▶ **What is needed**
Below are some records; repeat them all exactly, minus the pictures.

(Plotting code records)
⁂
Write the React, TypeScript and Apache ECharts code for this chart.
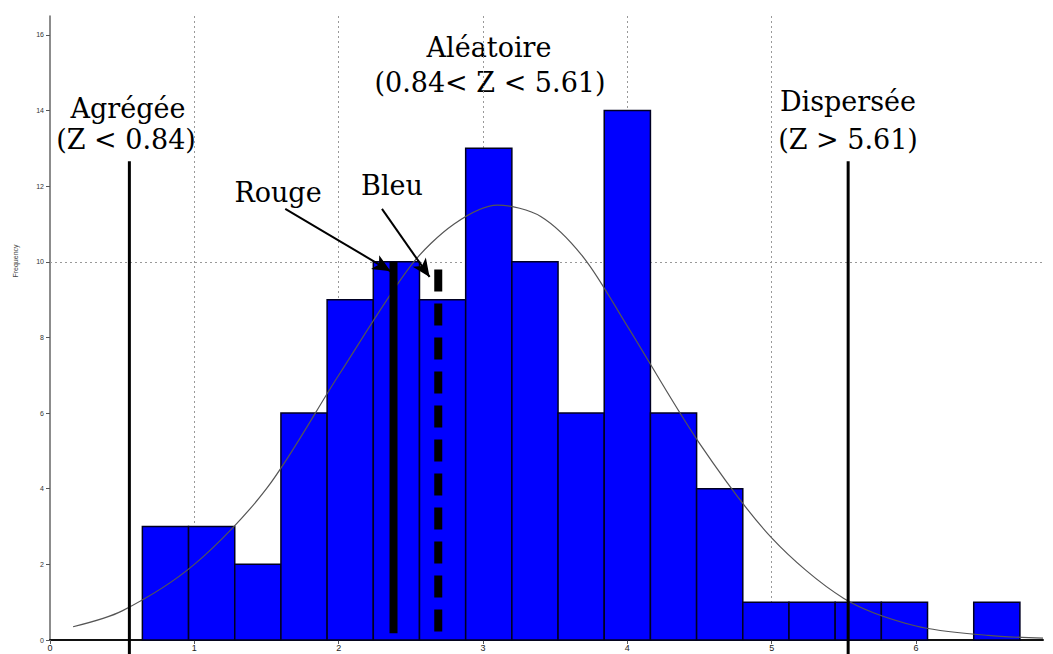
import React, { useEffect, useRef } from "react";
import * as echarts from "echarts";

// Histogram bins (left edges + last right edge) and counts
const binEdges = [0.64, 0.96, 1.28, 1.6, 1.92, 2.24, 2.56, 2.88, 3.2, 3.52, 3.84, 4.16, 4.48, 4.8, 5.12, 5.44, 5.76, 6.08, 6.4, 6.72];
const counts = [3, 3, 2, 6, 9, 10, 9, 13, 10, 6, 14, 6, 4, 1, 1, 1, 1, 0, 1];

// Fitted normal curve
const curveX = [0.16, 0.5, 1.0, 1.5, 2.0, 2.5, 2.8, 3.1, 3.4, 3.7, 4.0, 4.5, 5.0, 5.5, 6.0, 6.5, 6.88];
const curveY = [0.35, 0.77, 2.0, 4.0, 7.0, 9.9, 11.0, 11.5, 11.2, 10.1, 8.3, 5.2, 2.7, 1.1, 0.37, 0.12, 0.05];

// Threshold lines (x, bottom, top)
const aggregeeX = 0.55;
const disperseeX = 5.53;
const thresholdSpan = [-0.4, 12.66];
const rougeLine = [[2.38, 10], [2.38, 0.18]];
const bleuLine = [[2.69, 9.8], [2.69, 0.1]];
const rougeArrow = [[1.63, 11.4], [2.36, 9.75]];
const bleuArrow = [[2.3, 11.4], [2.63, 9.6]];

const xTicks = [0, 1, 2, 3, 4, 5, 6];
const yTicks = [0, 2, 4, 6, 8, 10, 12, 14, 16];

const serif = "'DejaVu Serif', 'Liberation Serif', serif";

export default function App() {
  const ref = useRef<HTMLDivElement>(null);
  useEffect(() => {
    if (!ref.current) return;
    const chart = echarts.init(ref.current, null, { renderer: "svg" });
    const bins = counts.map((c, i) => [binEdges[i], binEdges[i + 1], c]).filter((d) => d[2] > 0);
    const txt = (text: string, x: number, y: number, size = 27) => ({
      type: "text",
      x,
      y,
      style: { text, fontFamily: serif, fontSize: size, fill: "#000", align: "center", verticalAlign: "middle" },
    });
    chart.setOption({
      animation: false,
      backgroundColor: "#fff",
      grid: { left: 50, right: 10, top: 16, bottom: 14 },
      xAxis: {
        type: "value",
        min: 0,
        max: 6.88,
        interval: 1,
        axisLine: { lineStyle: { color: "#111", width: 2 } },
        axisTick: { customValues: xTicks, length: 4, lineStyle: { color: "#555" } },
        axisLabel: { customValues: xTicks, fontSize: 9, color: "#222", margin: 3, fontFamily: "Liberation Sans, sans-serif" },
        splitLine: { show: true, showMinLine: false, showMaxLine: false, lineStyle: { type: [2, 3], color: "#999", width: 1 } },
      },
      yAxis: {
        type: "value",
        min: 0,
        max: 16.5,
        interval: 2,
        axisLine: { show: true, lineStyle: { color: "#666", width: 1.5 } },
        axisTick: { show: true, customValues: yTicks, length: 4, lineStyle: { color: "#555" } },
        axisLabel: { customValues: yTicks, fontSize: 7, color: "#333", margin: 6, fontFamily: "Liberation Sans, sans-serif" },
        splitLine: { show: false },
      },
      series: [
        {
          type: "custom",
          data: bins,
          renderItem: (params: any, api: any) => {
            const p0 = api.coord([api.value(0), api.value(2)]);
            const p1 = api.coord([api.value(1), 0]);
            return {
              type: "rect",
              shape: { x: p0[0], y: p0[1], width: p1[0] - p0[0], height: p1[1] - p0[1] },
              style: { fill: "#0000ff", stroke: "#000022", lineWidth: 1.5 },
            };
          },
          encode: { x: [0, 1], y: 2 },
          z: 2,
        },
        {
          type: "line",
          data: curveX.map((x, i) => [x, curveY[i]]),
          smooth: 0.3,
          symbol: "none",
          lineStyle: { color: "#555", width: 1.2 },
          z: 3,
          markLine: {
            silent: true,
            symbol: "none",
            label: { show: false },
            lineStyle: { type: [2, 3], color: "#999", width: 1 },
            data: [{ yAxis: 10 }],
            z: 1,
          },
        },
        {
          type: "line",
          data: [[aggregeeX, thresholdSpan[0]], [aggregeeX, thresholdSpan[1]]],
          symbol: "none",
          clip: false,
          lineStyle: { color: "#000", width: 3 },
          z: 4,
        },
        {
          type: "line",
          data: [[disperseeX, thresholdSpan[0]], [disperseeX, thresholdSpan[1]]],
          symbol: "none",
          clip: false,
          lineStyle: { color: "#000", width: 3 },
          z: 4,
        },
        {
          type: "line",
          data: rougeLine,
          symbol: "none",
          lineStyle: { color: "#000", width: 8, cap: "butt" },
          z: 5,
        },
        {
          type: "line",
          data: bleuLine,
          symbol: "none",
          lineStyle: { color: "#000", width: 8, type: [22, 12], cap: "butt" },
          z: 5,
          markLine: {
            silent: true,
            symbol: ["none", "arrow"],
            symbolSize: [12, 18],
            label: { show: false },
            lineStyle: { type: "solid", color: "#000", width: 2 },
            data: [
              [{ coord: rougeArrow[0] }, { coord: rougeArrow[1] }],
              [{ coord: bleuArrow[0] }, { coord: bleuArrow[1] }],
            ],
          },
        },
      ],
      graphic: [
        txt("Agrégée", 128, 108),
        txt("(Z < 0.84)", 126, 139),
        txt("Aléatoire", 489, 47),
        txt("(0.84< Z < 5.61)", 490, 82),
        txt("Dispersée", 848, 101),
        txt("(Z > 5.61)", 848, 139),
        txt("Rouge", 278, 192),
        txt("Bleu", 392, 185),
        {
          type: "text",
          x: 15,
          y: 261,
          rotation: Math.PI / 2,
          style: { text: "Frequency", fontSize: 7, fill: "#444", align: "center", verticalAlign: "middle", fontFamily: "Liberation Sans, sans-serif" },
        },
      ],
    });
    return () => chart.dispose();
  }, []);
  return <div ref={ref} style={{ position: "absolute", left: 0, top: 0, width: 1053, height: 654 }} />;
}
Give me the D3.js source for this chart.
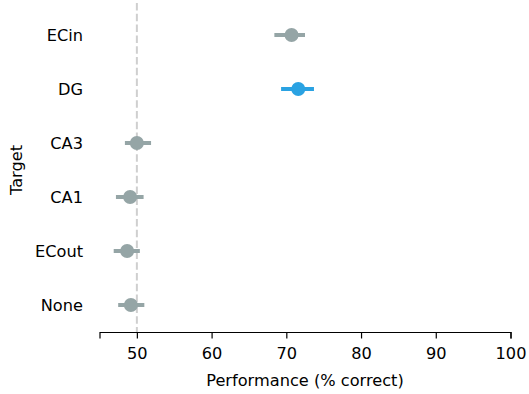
⁂
▶ **Solution**
Write the React, TypeScript and Apache ECharts code for this chart.
import React, { useEffect, useRef } from "react";
import * as echarts from "echarts";

// Histogram bins (left edges + last right edge) and counts
const binEdges = [0.64, 0.96, 1.28, 1.6, 1.92, 2.24, 2.56, 2.88, 3.2, 3.52, 3.84, 4.16, 4.48, 4.8, 5.12, 5.44, 5.76, 6.08, 6.4, 6.72];
const counts = [3, 3, 2, 6, 9, 10, 9, 13, 10, 6, 14, 6, 4, 1, 1, 1, 1, 0, 1];

// Fitted normal curve
const curveX = [0.16, 0.5, 1.0, 1.5, 2.0, 2.5, 2.8, 3.1, 3.4, 3.7, 4.0, 4.5, 5.0, 5.5, 6.0, 6.5, 6.88];
const curveY = [0.35, 0.77, 2.0, 4.0, 7.0, 9.9, 11.0, 11.5, 11.2, 10.1, 8.3, 5.2, 2.7, 1.1, 0.37, 0.12, 0.05];

// Threshold lines (x, bottom, top)
const aggregeeX = 0.55;
const disperseeX = 5.53;
const thresholdSpan = [-0.4, 12.66];
const rougeLine = [[2.38, 10], [2.38, 0.18]];
const bleuLine = [[2.69, 9.8], [2.69, 0.1]];
const rougeArrow = [[1.63, 11.4], [2.36, 9.75]];
const bleuArrow = [[2.3, 11.4], [2.63, 9.6]];

const xTicks = [0, 1, 2, 3, 4, 5, 6];
const yTicks = [0, 2, 4, 6, 8, 10, 12, 14, 16];

const serif = "'DejaVu Serif', 'Liberation Serif', serif";

export default function App() {
  const ref = useRef<HTMLDivElement>(null);
  useEffect(() => {
    if (!ref.current) return;
    const chart = echarts.init(ref.current, null, { renderer: "svg" });
    const bins = counts.map((c, i) => [binEdges[i], binEdges[i + 1], c]).filter((d) => d[2] > 0);
    const txt = (text: string, x: number, y: number, size = 27) => ({
      type: "text",
      x,
      y,
      style: { text, fontFamily: serif, fontSize: size, fill: "#000", align: "center", verticalAlign: "middle" },
    });
    chart.setOption({
      animation: false,
      backgroundColor: "#fff",
      grid: { left: 50, right: 10, top: 16, bottom: 14 },
      xAxis: {
        type: "value",
        min: 0,
        max: 6.88,
        interval: 1,
        axisLine: { lineStyle: { color: "#111", width: 2 } },
        axisTick: { customValues: xTicks, length: 4, lineStyle: { color: "#555" } },
        axisLabel: { customValues: xTicks, fontSize: 9, color: "#222", margin: 3, fontFamily: "Liberation Sans, sans-serif" },
        splitLine: { show: true, showMinLine: false, showMaxLine: false, lineStyle: { type: [2, 3], color: "#999", width: 1 } },
      },
      yAxis: {
        type: "value",
        min: 0,
        max: 16.5,
        interval: 2,
        axisLine: { show: true, lineStyle: { color: "#666", width: 1.5 } },
        axisTick: { show: true, customValues: yTicks, length: 4, lineStyle: { color: "#555" } },
        axisLabel: { customValues: yTicks, fontSize: 7, color: "#333", margin: 6, fontFamily: "Liberation Sans, sans-serif" },
        splitLine: { show: false },
      },
      series: [
        {
          type: "custom",
          data: bins,
          renderItem: (params: any, api: any) => {
            const p0 = api.coord([api.value(0), api.value(2)]);
            const p1 = api.coord([api.value(1), 0]);
            return {
              type: "rect",
              shape: { x: p0[0], y: p0[1], width: p1[0] - p0[0], height: p1[1] - p0[1] },
              style: { fill: "#0000ff", stroke: "#000022", lineWidth: 1.5 },
            };
          },
          encode: { x: [0, 1], y: 2 },
          z: 2,
        },
        {
          type: "line",
          data: curveX.map((x, i) => [x, curveY[i]]),
          smooth: 0.3,
          symbol: "none",
          lineStyle: { color: "#555", width: 1.2 },
          z: 3,
          markLine: {
            silent: true,
            symbol: "none",
            label: { show: false },
            lineStyle: { type: [2, 3], color: "#999", width: 1 },
            data: [{ yAxis: 10 }],
            z: 1,
          },
        },
        {
          type: "line",
          data: [[aggregeeX, thresholdSpan[0]], [aggregeeX, thresholdSpan[1]]],
          symbol: "none",
          clip: false,
          lineStyle: { color: "#000", width: 3 },
          z: 4,
        },
        {
          type: "line",
          data: [[disperseeX, thresholdSpan[0]], [disperseeX, thresholdSpan[1]]],
          symbol: "none",
          clip: false,
          lineStyle: { color: "#000", width: 3 },
          z: 4,
        },
        {
          type: "line",
          data: rougeLine,
          symbol: "none",
          lineStyle: { color: "#000", width: 8, cap: "butt" },
          z: 5,
        },
        {
          type: "line",
          data: bleuLine,
          symbol: "none",
          lineStyle: { color: "#000", width: 8, type: [22, 12], cap: "butt" },
          z: 5,
          markLine: {
            silent: true,
            symbol: ["none", "arrow"],
            symbolSize: [12, 18],
            label: { show: false },
            lineStyle: { type: "solid", color: "#000", width: 2 },
            data: [
              [{ coord: rougeArrow[0] }, { coord: rougeArrow[1] }],
              [{ coord: bleuArrow[0] }, { coord: bleuArrow[1] }],
            ],
          },
        },
      ],
      graphic: [
        txt("Agrégée", 128, 108),
        txt("(Z < 0.84)", 126, 139),
        txt("Aléatoire", 489, 47),
        txt("(0.84< Z < 5.61)", 490, 82),
        txt("Dispersée", 848, 101),
        txt("(Z > 5.61)", 848, 139),
        txt("Rouge", 278, 192),
        txt("Bleu", 392, 185),
        {
          type: "text",
          x: 15,
          y: 261,
          rotation: Math.PI / 2,
          style: { text: "Frequency", fontSize: 7, fill: "#444", align: "center", verticalAlign: "middle", fontFamily: "Liberation Sans, sans-serif" },
        },
      ],
    });
    return () => chart.dispose();
  }, []);
  return <div ref={ref} style={{ position: "absolute", left: 0, top: 0, width: 1053, height: 654 }} />;
}
Give me the D3.js source for this chart.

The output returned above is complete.